▶ [COLLECTED DATA]

###

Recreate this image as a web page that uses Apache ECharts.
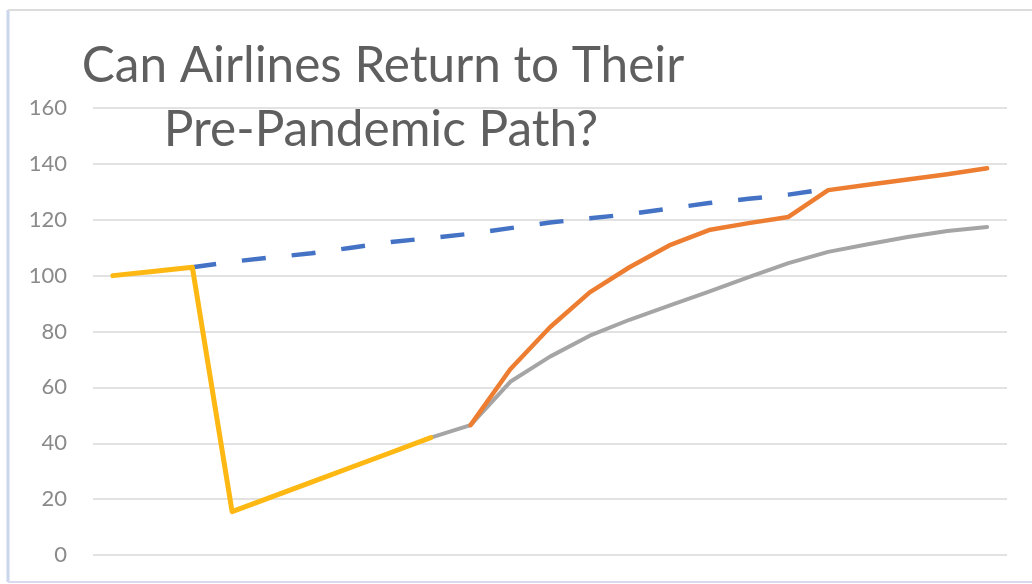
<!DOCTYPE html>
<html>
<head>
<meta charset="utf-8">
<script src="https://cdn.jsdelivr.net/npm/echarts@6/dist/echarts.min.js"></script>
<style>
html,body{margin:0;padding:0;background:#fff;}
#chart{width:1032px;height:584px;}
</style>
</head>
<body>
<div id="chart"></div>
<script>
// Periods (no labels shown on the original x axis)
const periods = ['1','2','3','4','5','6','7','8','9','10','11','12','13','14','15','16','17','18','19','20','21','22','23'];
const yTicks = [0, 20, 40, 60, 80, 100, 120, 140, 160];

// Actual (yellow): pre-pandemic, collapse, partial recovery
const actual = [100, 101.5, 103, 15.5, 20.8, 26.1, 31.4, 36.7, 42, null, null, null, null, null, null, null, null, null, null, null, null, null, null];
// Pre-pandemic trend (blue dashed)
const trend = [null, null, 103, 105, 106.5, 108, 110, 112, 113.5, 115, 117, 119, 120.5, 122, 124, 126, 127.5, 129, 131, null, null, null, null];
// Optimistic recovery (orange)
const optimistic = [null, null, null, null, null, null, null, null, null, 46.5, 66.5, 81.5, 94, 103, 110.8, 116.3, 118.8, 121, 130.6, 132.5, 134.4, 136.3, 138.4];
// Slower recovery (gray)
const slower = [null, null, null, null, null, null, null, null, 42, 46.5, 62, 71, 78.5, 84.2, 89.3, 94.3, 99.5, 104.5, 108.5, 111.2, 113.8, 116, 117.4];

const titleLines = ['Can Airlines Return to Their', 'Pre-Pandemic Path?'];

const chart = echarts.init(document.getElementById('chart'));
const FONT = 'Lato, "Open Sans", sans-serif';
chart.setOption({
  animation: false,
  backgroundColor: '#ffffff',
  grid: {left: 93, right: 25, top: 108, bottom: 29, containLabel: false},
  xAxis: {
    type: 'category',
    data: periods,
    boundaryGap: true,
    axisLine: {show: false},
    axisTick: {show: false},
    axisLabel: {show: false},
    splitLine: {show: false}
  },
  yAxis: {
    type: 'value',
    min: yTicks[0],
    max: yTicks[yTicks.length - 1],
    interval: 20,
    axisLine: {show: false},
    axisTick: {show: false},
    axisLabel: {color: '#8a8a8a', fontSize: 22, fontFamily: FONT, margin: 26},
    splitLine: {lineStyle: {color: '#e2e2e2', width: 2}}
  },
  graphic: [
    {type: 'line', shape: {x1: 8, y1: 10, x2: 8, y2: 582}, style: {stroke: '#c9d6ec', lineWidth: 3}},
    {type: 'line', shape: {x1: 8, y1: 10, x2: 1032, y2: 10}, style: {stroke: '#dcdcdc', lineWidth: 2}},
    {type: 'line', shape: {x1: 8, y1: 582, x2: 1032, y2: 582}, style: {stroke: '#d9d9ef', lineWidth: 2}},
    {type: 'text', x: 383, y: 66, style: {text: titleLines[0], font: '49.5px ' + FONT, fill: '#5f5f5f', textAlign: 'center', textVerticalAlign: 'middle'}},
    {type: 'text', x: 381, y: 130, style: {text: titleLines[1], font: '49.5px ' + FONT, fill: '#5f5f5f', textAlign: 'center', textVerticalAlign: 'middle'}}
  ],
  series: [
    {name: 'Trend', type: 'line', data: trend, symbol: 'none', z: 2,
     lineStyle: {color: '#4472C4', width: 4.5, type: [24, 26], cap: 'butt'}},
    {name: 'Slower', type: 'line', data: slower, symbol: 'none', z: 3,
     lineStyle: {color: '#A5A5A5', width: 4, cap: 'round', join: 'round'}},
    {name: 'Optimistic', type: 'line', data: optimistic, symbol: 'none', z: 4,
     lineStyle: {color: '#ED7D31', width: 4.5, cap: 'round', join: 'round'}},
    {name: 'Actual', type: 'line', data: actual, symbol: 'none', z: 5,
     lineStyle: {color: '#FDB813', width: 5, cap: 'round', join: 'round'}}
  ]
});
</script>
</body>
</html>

###

▶ [WRITTEN TASK] Write out the listing above exactly as it stands, pictures excluded.

▶ [ANSWER TO THIS TASK]
Recreate this image as a web page that uses Apache ECharts.
<!DOCTYPE html>
<html>
<head>
<meta charset="utf-8">
<script src="https://cdn.jsdelivr.net/npm/echarts@6/dist/echarts.min.js"></script>
<style>
html,body{margin:0;padding:0;background:#fff;}
#chart{width:1032px;height:584px;}
</style>
</head>
<body>
<div id="chart"></div>
<script>
// Periods (no labels shown on the original x axis)
const periods = ['1','2','3','4','5','6','7','8','9','10','11','12','13','14','15','16','17','18','19','20','21','22','23'];
const yTicks = [0, 20, 40, 60, 80, 100, 120, 140, 160];

// Actual (yellow): pre-pandemic, collapse, partial recovery
const actual = [100, 101.5, 103, 15.5, 20.8, 26.1, 31.4, 36.7, 42, null, null, null, null, null, null, null, null, null, null, null, null, null, null];
// Pre-pandemic trend (blue dashed)
const trend = [null, null, 103, 105, 106.5, 108, 110, 112, 113.5, 115, 117, 119, 120.5, 122, 124, 126, 127.5, 129, 131, null, null, null, null];
// Optimistic recovery (orange)
const optimistic = [null, null, null, null, null, null, null, null, null, 46.5, 66.5, 81.5, 94, 103, 110.8, 116.3, 118.8, 121, 130.6, 132.5, 134.4, 136.3, 138.4];
// Slower recovery (gray)
const slower = [null, null, null, null, null, null, null, null, 42, 46.5, 62, 71, 78.5, 84.2, 89.3, 94.3, 99.5, 104.5, 108.5, 111.2, 113.8, 116, 117.4];

const titleLines = ['Can Airlines Return to Their', 'Pre-Pandemic Path?'];

const chart = echarts.init(document.getElementById('chart'));
const FONT = 'Lato, "Open Sans", sans-serif';
chart.setOption({
  animation: false,
  backgroundColor: '#ffffff',
  grid: {left: 93, right: 25, top: 108, bottom: 29, containLabel: false},
  xAxis: {
    type: 'category',
    data: periods,
    boundaryGap: true,
    axisLine: {show: false},
    axisTick: {show: false},
    axisLabel: {show: false},
    splitLine: {show: false}
  },
  yAxis: {
    type: 'value',
    min: yTicks[0],
    max: yTicks[yTicks.length - 1],
    interval: 20,
    axisLine: {show: false},
    axisTick: {show: false},
    axisLabel: {color: '#8a8a8a', fontSize: 22, fontFamily: FONT, margin: 26},
    splitLine: {lineStyle: {color: '#e2e2e2', width: 2}}
  },
  graphic: [
    {type: 'line', shape: {x1: 8, y1: 10, x2: 8, y2: 582}, style: {stroke: '#c9d6ec', lineWidth: 3}},
    {type: 'line', shape: {x1: 8, y1: 10, x2: 1032, y2: 10}, style: {stroke: '#dcdcdc', lineWidth: 2}},
    {type: 'line', shape: {x1: 8, y1: 582, x2: 1032, y2: 582}, style: {stroke: '#d9d9ef', lineWidth: 2}},
    {type: 'text', x: 383, y: 66, style: {text: titleLines[0], font: '49.5px ' + FONT, fill: '#5f5f5f', textAlign: 'center', textVerticalAlign: 'middle'}},
    {type: 'text', x: 381, y: 130, style: {text: titleLines[1], font: '49.5px ' + FONT, fill: '#5f5f5f', textAlign: 'center', textVerticalAlign: 'middle'}}
  ],
  series: [
    {name: 'Trend', type: 'line', data: trend, symbol: 'none', z: 2,
     lineStyle: {color: '#4472C4', width: 4.5, type: [24, 26], cap: 'butt'}},
    {name: 'Slower', type: 'line', data: slower, symbol: 'none', z: 3,
     lineStyle: {color: '#A5A5A5', width: 4, cap: 'round', join: 'round'}},
    {name: 'Optimistic', type: 'line', data: optimistic, symbol: 'none', z: 4,
     lineStyle: {color: '#ED7D31', width: 4.5, cap: 'round', join: 'round'}},
    {name: 'Actual', type: 'line', data: actual, symbol: 'none', z: 5,
     lineStyle: {color: '#FDB813', width: 5, cap: 'round', join: 'round'}}
  ]
});
</script>
</body>
</html>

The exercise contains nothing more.